* Exercise
Reproduce nothing but the lines from the start of the material through the line that includes "generations = list(range(51))", both ends included, and omit every picture.

* Information provided
::::

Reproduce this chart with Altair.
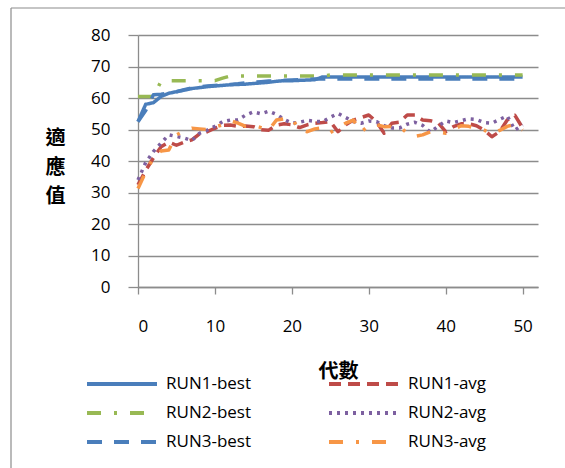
import altair as alt
import pandas as pd

# Generations 0..50
generations = list(range(51))

run1_best = [52.5, 58.0, 58.5, 60.5, 61.5, 62.0, 62.5, 63.0, 63.3, 63.6,
             63.8, 64.0, 64.2, 64.3, 64.4, 64.6, 64.8, 65.0, 65.3, 65.5,
             65.5, 65.6, 65.7, 65.8, 66.7, 66.7, 66.7, 66.7, 66.7, 66.7,
             66.7, 66.7, 66.7, 66.7, 66.7, 66.7, 66.7, 66.7, 66.7, 66.7,
             66.7, 66.7, 66.7, 66.7, 66.7, 66.7, 66.7, 66.7, 66.7, 66.7,
             66.7]
run1_avg = [32.4, 37.0, 41.0, 44.5, 46.0, 45.0, 46.0, 46.7, 48.6, 49.3,
            50.4, 51.3, 51.4, 51.0, 51.1, 50.9, 49.9, 49.8, 51.4, 51.8,
            51.5, 50.6, 51.5, 52.0, 52.2, 52.5, 49.3, 51.5, 53.0, 53.8,
            54.6, 52.5, 48.8, 52.0, 52.3, 54.6, 54.6, 53.0, 52.8, 52.2,
            49.3, 50.9, 51.8, 51.8, 51.2, 49.8, 47.7, 49.3, 53.0, 54.5,
            50.5]
run2_best = [60.5, 60.5, 60.5, 65.3, 65.5, 65.5, 65.5, 65.5, 65.5, 65.5,
             65.5, 66.3, 67.0, 67.0, 67.0, 67.0, 67.0, 67.0, 67.0, 67.0,
             67.0, 67.0, 67.0, 67.0, 67.0, 67.3, 67.3, 67.3, 67.3, 67.3,
             67.3, 67.3, 67.3, 67.3, 67.3, 67.3, 67.3, 67.3, 67.3, 67.3,
             67.3, 67.3, 67.3, 67.3, 67.3, 67.3, 67.3, 67.3, 67.3, 67.3,
             67.3]
run2_avg = [34.0, 39.5, 43.0, 45.7, 48.3, 47.8, 47.3, 46.5, 48.8, 49.8,
            51.0, 52.5, 53.0, 53.0, 54.6, 55.6, 55.0, 55.8, 54.8, 53.2,
            52.0, 52.3, 52.9, 52.6, 52.5, 53.9, 55.1, 53.8, 52.5, 52.0,
            52.7, 52.5, 51.2, 50.5, 50.5, 51.7, 52.3, 51.3, 49.2, 51.0,
            52.7, 52.2, 52.8, 53.4, 53.2, 52.2, 52.0, 53.2, 54.3, 49.8,
            51.5]
run3_best = [52.5, 56.0, 61.0, 61.2, 61.5, 62.0, 62.6, 63.2, 63.5, 63.8,
             64.0, 64.2, 64.3, 64.5, 64.8, 65.0, 65.2, 65.4, 65.5, 65.6,
             65.7, 65.8, 65.9, 66.0, 66.0, 66.0, 66.0, 66.0, 66.0, 66.0,
             66.0, 66.0, 66.0, 66.0, 66.0, 66.0, 66.0, 66.0, 66.0, 66.0,
             66.0, 66.0, 66.0, 66.0, 66.0, 66.0, 66.0, 66.0, 66.0, 66.0,
             66.0]
run3_avg = [31.3, 36.5, 41.0, 43.2, 43.5, 48.3, 49.5, 50.4, 50.2, 50.0,
            50.8, 51.5, 52.8, 52.0, 51.0, 51.3, 50.6, 49.8, 53.0, 53.4,
            53.5, 49.8, 49.3, 50.2, 50.6, 49.0, 50.6, 52.0, 53.0, 49.2,
            51.2, 51.5, 50.9, 51.0, 51.0, 48.8, 47.8, 48.3, 49.3, 49.2,
            48.8, 50.0, 51.2, 51.0, 50.4, 49.8, 48.6, 49.7, 51.0, 51.6,
            49.8]

# Legend fills column by column: best runs on the left, averages on the right
series_names = ["RUN1-best", "RUN2-best", "RUN3-best", "RUN1-avg", "RUN2-avg", "RUN3-avg"]
series_values = [run1_best, run2_best, run3_best, run1_avg, run2_avg, run3_avg]
series_colors = ["#4A7EBB", "#98B954", "#4A7EBB", "#BE4B48", "#7D60A0", "#F79646"]
series_dashes = [[1, 0], [14, 13, 3, 13], [15, 12], [12, 7], [3, 5], [14, 13, 3, 13]]

rows = []
for idx, (name, values) in enumerate(zip(series_names, series_values)):
    for g, v in zip(generations, values):
        rows.append({"gen": g, "value": v, "series": name, "order": idx})
df = pd.DataFrame(rows)

AXIS_GRAY = "#8c8c8c"
LABEL_FONT = "Open Sans"
CJK_FONT = "Noto Sans CJK TC"

legend = alt.Legend(
    title=None, orient="none", legendX=-53, legendY=339, columns=2,
    symbolType="stroke", symbolSize=4900, symbolStrokeWidth=4,
    clipHeight=20, rowPadding=9, columnPadding=76, labelOffset=7,
    labelFont=LABEL_FONT, labelFontSize=17, labelColor="black",
    labelLimit=0, padding=0,
)

lines = alt.Chart(df).mark_line(strokeWidth=3.5, strokeJoin="round").encode(
    x=alt.X("gen:Q", scale=alt.Scale(domain=[0, 52], nice=False, zero=False),
            axis=alt.Axis(values=[0, 10, 20, 30, 40, 50], title="代數", grid=False,
                          tickSize=7, tickColor=AXIS_GRAY, domainColor=AXIS_GRAY,
                          domainWidth=1.3, tickWidth=1.3,
                          labelPadding=24, labelFont=LABEL_FONT, labelFontSize=17,
                          labelColor="black",
                          titleFont=CJK_FONT, titleFontSize=20, titleFontWeight="bold",
                          titleColor="black", titleX=200, titleY=84,
                          titleBaseline="middle", titleAlign="center")),
    y=alt.Y("value:Q", scale=alt.Scale(domain=[0, 80], nice=False),
            axis=alt.Axis(values=list(range(0, 81, 10)), title=["適", "應", "值"],
                          titleAngle=0, titleX=-83, titleY=103, titleBaseline="middle",
                          titleAlign="center", titleLineHeight=29,
                          titleFont=CJK_FONT, titleFontSize=20, titleFontWeight="bold",
                          titleColor="black",
                          tickSize=10, tickColor=AXIS_GRAY, tickWidth=1.3,
                          domainColor=AXIS_GRAY, domainWidth=1.3,
                          labelPadding=18, labelFont=LABEL_FONT, labelFontSize=17,
                          labelColor="black",
                          grid=True, gridColor=AXIS_GRAY, gridWidth=1.3)),
    color=alt.Color("series:N", scale=alt.Scale(domain=series_names, range=series_colors),
                    legend=legend),
    strokeDash=alt.StrokeDash("series:N", scale=alt.Scale(domain=series_names, range=series_dashes),
                              legend=legend),
    order=alt.Order("order:Q"),
    detail="series:N",
)

# Outer frame of the chart area (left and top edges)
frame_df = pd.DataFrame({"k": [0]})
frame_left = alt.Chart(frame_df).mark_rule(color=AXIS_GRAY, strokeWidth=1.2).encode(
    x=alt.value(-127), y=alt.value(-27), y2=alt.value(440))
frame_top = alt.Chart(frame_df).mark_rule(color=AXIS_GRAY, strokeWidth=1.2).encode(
    x=alt.value(-127), x2=alt.value(440), y=alt.value(-27))

chart = alt.layer(lines, frame_left, frame_top).properties(
    width=400, height=252,
    autosize=alt.AutoSizeParams(type="none"),
    padding={"left": 138, "top": 35, "right": 27, "bottom": 181},
    background="white",
).configure_view(stroke=None)

chart.save("out.html", embed_options={"renderer": "svg", "actions": False})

::::

* Solution
Reproduce this chart with Altair.
import altair as alt
import pandas as pd

# Generations 0..50
generations = list(range(51))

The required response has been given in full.